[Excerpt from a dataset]

═══

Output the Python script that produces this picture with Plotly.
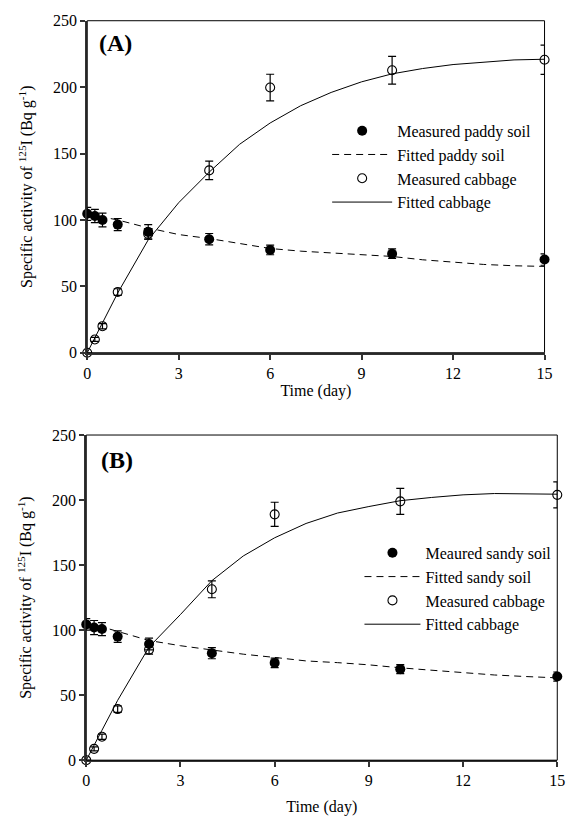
import plotly.graph_objects as go

# ---------------- data ----------------
t_meas = [0, 0.25, 0.5, 1, 2, 4, 6, 10, 15]
t_fit = [0, 0.25, 0.5, 1, 2, 3, 4, 5, 6, 7, 8, 9, 10, 11, 12, 13, 14, 15]

# Panel A
paddy_meas = [104.6, 103, 100, 96.5, 91, 85.5, 77.4, 74.6, 70.2]
paddy_err = [4.9, 5, 5.2, 4.6, 5.5, 4.3, 3.6, 3.6, 4.3]
paddy_fit = [104.5, 103.5, 102.5, 100, 94, 89, 86, 82, 78.5, 76.5, 75, 74, 72.5, 70, 68, 66.5, 65.5, 65]
cabA_meas = [0, 10, 20, 45.7, 89.5, 137.3, 199.7, 212.7, 220.6]
cabA_err = [0, 1.5, 2, 2.5, 4, 7, 10, 10.5, 11]
cabA_fit = [0, 11, 23, 45, 85, 113, 136, 157, 173, 186, 196, 204, 210, 214, 217, 219, 220.5, 221]

# Panel B
sandy_meas = [104.4, 102, 100.8, 95, 89.3, 82.3, 74.8, 70, 64.3]
sandy_err = [4.4, 5.4, 5, 4.4, 4.5, 4.3, 3.6, 3.5, 3.5]
sandy_fit = [104.5, 103.5, 102.5, 99, 92, 88, 84.5, 81.5, 79, 76.3, 75, 73.3, 71, 69, 67, 65.5, 64.3, 63.3]
cabB_meas = [0, 8.7, 18, 39.3, 85, 131.4, 189, 199, 204]
cabB_err = [0, 1.5, 2, 2.5, 3.5, 6.5, 9.3, 10, 10]
cabB_fit = [0, 12, 23, 46, 87, 112, 138, 157, 171, 182, 190, 195, 199.5, 202, 204, 205, 205, 204.5]

x_ticks = [0, 3, 6, 9, 12, 15]
y_ticks = [0, 50, 100, 150, 200, 250]

FONT = "Liberation Serif, Times New Roman, serif"
W, H = 578, 825

fig = go.Figure()

def add_panel(xa, ya, legend, soil_name, fit_soil_name, soil_meas, soil_err, soil_fit,
              cab_meas, cab_err, cab_fit):
    common = dict(xaxis=xa, yaxis=ya, legend=legend, cliponaxis=False)
    fig.add_trace(go.Scatter(x=t_meas, y=soil_meas, mode="markers", name=soil_name,
                             marker=dict(symbol="circle", size=10, color="black"),
                             error_y=dict(type="data", array=soil_err, color="black",
                                          thickness=1.2, width=4), **common))
    fig.add_trace(go.Scatter(x=t_fit, y=soil_fit, mode="lines", name=fit_soil_name,
                             line=dict(color="black", width=1, dash="7px,5px"), **common))
    fig.add_trace(go.Scatter(x=t_meas, y=cab_meas, mode="markers", name="Measured cabbage",
                             marker=dict(symbol="circle-open", size=9, color="black",
                                         line=dict(width=1.1, color="black")),
                             error_y=dict(type="data", array=cab_err, color="black",
                                          thickness=1.2, width=4), **common))
    fig.add_trace(go.Scatter(x=t_fit, y=cab_fit, mode="lines", name="Fitted cabbage",
                             line=dict(color="black", width=1), **common))

add_panel("x", "y", "legend", "Measured paddy soil", "Fitted paddy soil",
          paddy_meas, paddy_err, paddy_fit, cabA_meas, cabA_err, cabA_fit)
add_panel("x2", "y2", "legend2", "Meaured sandy soil", "Fitted sandy soil",
          sandy_meas, sandy_err, sandy_fit, cabB_meas, cabB_err, cabB_fit)

def px_x(p):
    return p / W

def px_y(p):
    return 1 - p / H

ytitle = "Specific activity of <sup>125</sup>I (Bq g<sup>-1</sup>)"

axis_common = dict(showline=True, linewidth=2, linecolor="#333333", ticks="outside",
                   ticklen=5, tickwidth=1.5, tickcolor="#333333", showgrid=False,
                   zeroline=False, tickfont=dict(family=FONT, size=16, color="black"),
                   title_font=dict(family=FONT, size=16, color="black"))

fig.update_layout(
    xaxis=dict(domain=[px_x(85), px_x(552)], range=[0, 15], tickvals=x_ticks, anchor="y",
               title=dict(text="Time (day)", standoff=4), **axis_common),
    yaxis=dict(domain=[px_y(352), px_y(13)], range=[0, 250], tickvals=y_ticks, anchor="x",
               title=dict(text=ytitle, standoff=16), **axis_common),
    xaxis2=dict(domain=[px_x(84), px_x(565)], range=[0, 15], tickvals=x_ticks, anchor="y2",
                title=dict(text="Time (day)", standoff=12), **axis_common),
    yaxis2=dict(domain=[px_y(768), px_y(436)], range=[0, 250], tickvals=y_ticks, anchor="x2",
                title=dict(text=ytitle, standoff=16), **axis_common),
    legend=dict(x=px_x(330), y=px_y(108), xanchor="left", yanchor="top", itemwidth=60,
                bgcolor="rgba(0,0,0,0)", font=dict(family=FONT, size=16, color="black")),
    legend2=dict(x=px_x(363), y=px_y(539), xanchor="left", yanchor="top", itemwidth=56,
                 bgcolor="rgba(0,0,0,0)", font=dict(family=FONT, size=16, color="black")),
    width=W, height=H, margin=dict(l=0, r=0, t=0, b=0),
    paper_bgcolor="white", plot_bgcolor="white", showlegend=True,
    font=dict(family=FONT, size=16, color="black"),
)

# thin frame on top/right
for xr, yr in [("x domain", "y domain"), ("x2 domain", "y2 domain")]:
    fig.add_shape(type="rect", xref=xr, yref=yr, x0=0, x1=1, y0=0, y1=1,
                  line=dict(color="black", width=1), layer="above")

# panel labels
fig.add_annotation(text="<b>(A)</b>", xref="paper", yref="paper", x=px_x(95), y=px_y(36),
                   xanchor="left", yanchor="middle", showarrow=False,
                   font=dict(family=FONT, size=24, color="black"))
fig.add_annotation(text="<b>(B)</b>", xref="paper", yref="paper", x=px_x(97), y=px_y(461),
                   xanchor="left", yanchor="middle", showarrow=False,
                   font=dict(family=FONT, size=24, color="black"))

fig.write_html("out.html")
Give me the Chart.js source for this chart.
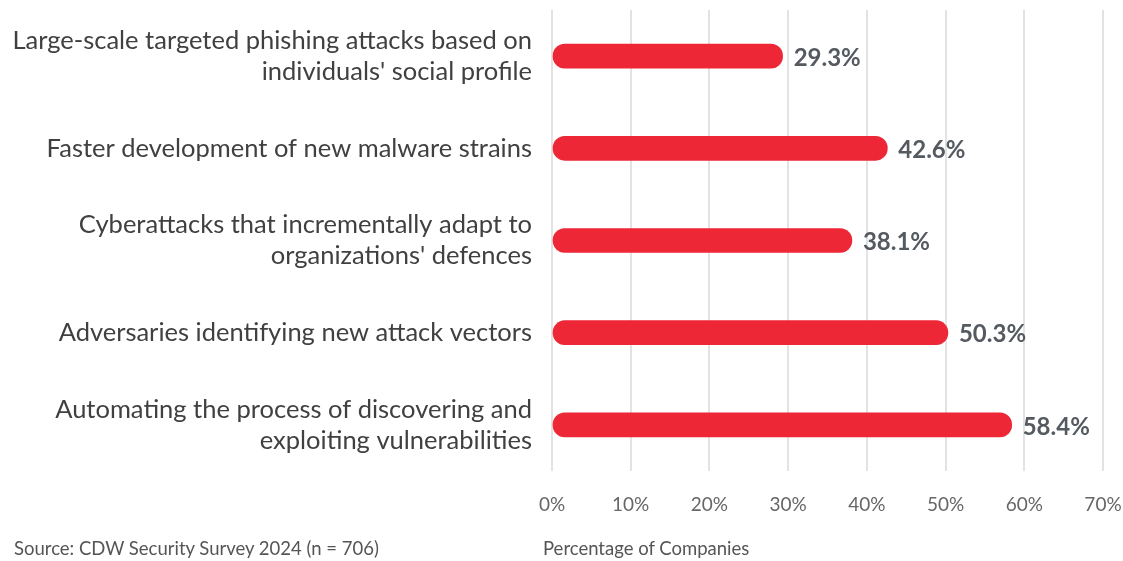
<!DOCTYPE html>
<html>
<head>
<meta charset="utf-8">
<script src="https://cdn.jsdelivr.net/npm/chart.js@4/dist/chart.umd.min.js"></script>
<style>
  html, body { margin: 0; padding: 0; background: #fff; }
  #wrap { position: relative; width: 1123px; height: 561px; }
  .foot { position: absolute; top: 537px; font: 18.5px Lato, sans-serif; color: #555; white-space: nowrap; }
</style>
</head>
<body>
<div id="wrap">
  <canvas id="chart" width="1123" height="561"></canvas>
  <div class="foot" style="left:14px">Source: CDW Security Survey 2024 (n = 706)</div>
  <div class="foot" style="left:543px">Percentage of Companies</div>
</div>
<script>
var categories = [
  ['Large-scale targeted phishing attacks based on', "individuals' social profile"],
  'Faster development of new malware strains',
  ['Cyberattacks that incrementally adapt to', "organizations' defences"],
  'Adversaries identifying new attack vectors',
  ['Automating the process of discovering and', 'exploiting vulnerabilities']
];
var values = [29.3, 42.6, 38.1, 50.3, 58.4];
var tickValues = [0, 10, 20, 30, 40, 50, 60, 70];

// value labels to the right of each bar
var valueLabels = {
  id: 'valueLabels',
  afterDatasetsDraw: function(chart) {
    var ctx = chart.ctx;
    var meta = chart.getDatasetMeta(0);
    ctx.save();
    ctx.font = 'bold 24px Lato, sans-serif';
    ctx.fillStyle = '#555a60';
    ctx.textAlign = 'left';
    ctx.textBaseline = 'middle';
    meta.data.forEach(function(bar, i) {
      ctx.fillText(values[i].toFixed(1) + '%', bar.x + 11, bar.y + 2);
    });
    ctx.restore();
  }
};

new Chart(document.getElementById('chart'), {
  type: 'bar',
  data: {
    labels: categories,
    datasets: [{
      data: values,
      backgroundColor: '#ee2737',
      borderRadius: 12,
      borderSkipped: false,
      barThickness: 24
    }]
  },
  plugins: [valueLabels],
  options: {
    indexAxis: 'y',
    responsive: false,
    animation: false,
    layout: { padding: { top: 10, right: 20, bottom: 45, left: 0 } },
    plugins: { legend: { display: false }, tooltip: { enabled: false } },
    scales: {
      x: {
        min: 0,
        max: 70,
        afterBuildTicks: function(scale) {
          scale.ticks = tickValues.map(function(v) { return { value: v }; });
        },
        afterFit: function(scale) {
          scale.height = 45;
          scale.paddingLeft = 0;
          scale.paddingRight = 0;
        },
        grid: { color: '#e3e3e3', lineWidth: 2, drawTicks: false },
        border: { display: false },
        ticks: {
          padding: 22,
          color: '#666',
          font: { family: 'Lato', size: 19 },
          callback: function(v) { return v + '%'; }
        }
      },
      y: {
        afterFit: function(scale) {
          scale.width = 552;
          scale.paddingTop = 0;
          scale.paddingBottom = 0;
        },
        grid: { display: false },
        border: { display: false },
        ticks: {
          padding: 12,
          color: '#404040',
          font: { family: 'Lato', size: 25.5, lineHeight: 1.22 }
        }
      }
    }
  }
});
</script>
</body>
</html>
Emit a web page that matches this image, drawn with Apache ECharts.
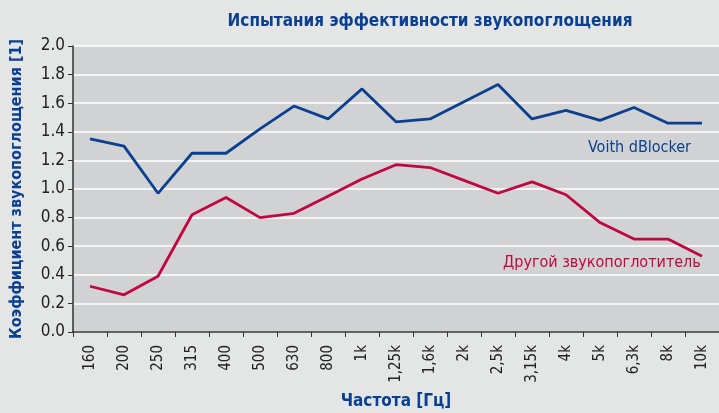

═══

WRITTEN INSTRUCTION: Give back exactly the lines from the top of the records to the line containing "fig = go.Figure()", both included, and no pictures.

RESULT:
Output the Python script that produces this picture with Plotly.
import plotly.graph_objects as go

# ---------------- data ----------------
t_meas = [0, 0.25, 0.5, 1, 2, 4, 6, 10, 15]
t_fit = [0, 0.25, 0.5, 1, 2, 3, 4, 5, 6, 7, 8, 9, 10, 11, 12, 13, 14, 15]

# Panel A
paddy_meas = [104.6, 103, 100, 96.5, 91, 85.5, 77.4, 74.6, 70.2]
paddy_err = [4.9, 5, 5.2, 4.6, 5.5, 4.3, 3.6, 3.6, 4.3]
paddy_fit = [104.5, 103.5, 102.5, 100, 94, 89, 86, 82, 78.5, 76.5, 75, 74, 72.5, 70, 68, 66.5, 65.5, 65]
cabA_meas = [0, 10, 20, 45.7, 89.5, 137.3, 199.7, 212.7, 220.6]
cabA_err = [0, 1.5, 2, 2.5, 4, 7, 10, 10.5, 11]
cabA_fit = [0, 11, 23, 45, 85, 113, 136, 157, 173, 186, 196, 204, 210, 214, 217, 219, 220.5, 221]

# Panel B
sandy_meas = [104.4, 102, 100.8, 95, 89.3, 82.3, 74.8, 70, 64.3]
sandy_err = [4.4, 5.4, 5, 4.4, 4.5, 4.3, 3.6, 3.5, 3.5]
sandy_fit = [104.5, 103.5, 102.5, 99, 92, 88, 84.5, 81.5, 79, 76.3, 75, 73.3, 71, 69, 67, 65.5, 64.3, 63.3]
cabB_meas = [0, 8.7, 18, 39.3, 85, 131.4, 189, 199, 204]
cabB_err = [0, 1.5, 2, 2.5, 3.5, 6.5, 9.3, 10, 10]
cabB_fit = [0, 12, 23, 46, 87, 112, 138, 157, 171, 182, 190, 195, 199.5, 202, 204, 205, 205, 204.5]

x_ticks = [0, 3, 6, 9, 12, 15]
y_ticks = [0, 50, 100, 150, 200, 250]

FONT = "Liberation Serif, Times New Roman, serif"
W, H = 578, 825

fig = go.Figure()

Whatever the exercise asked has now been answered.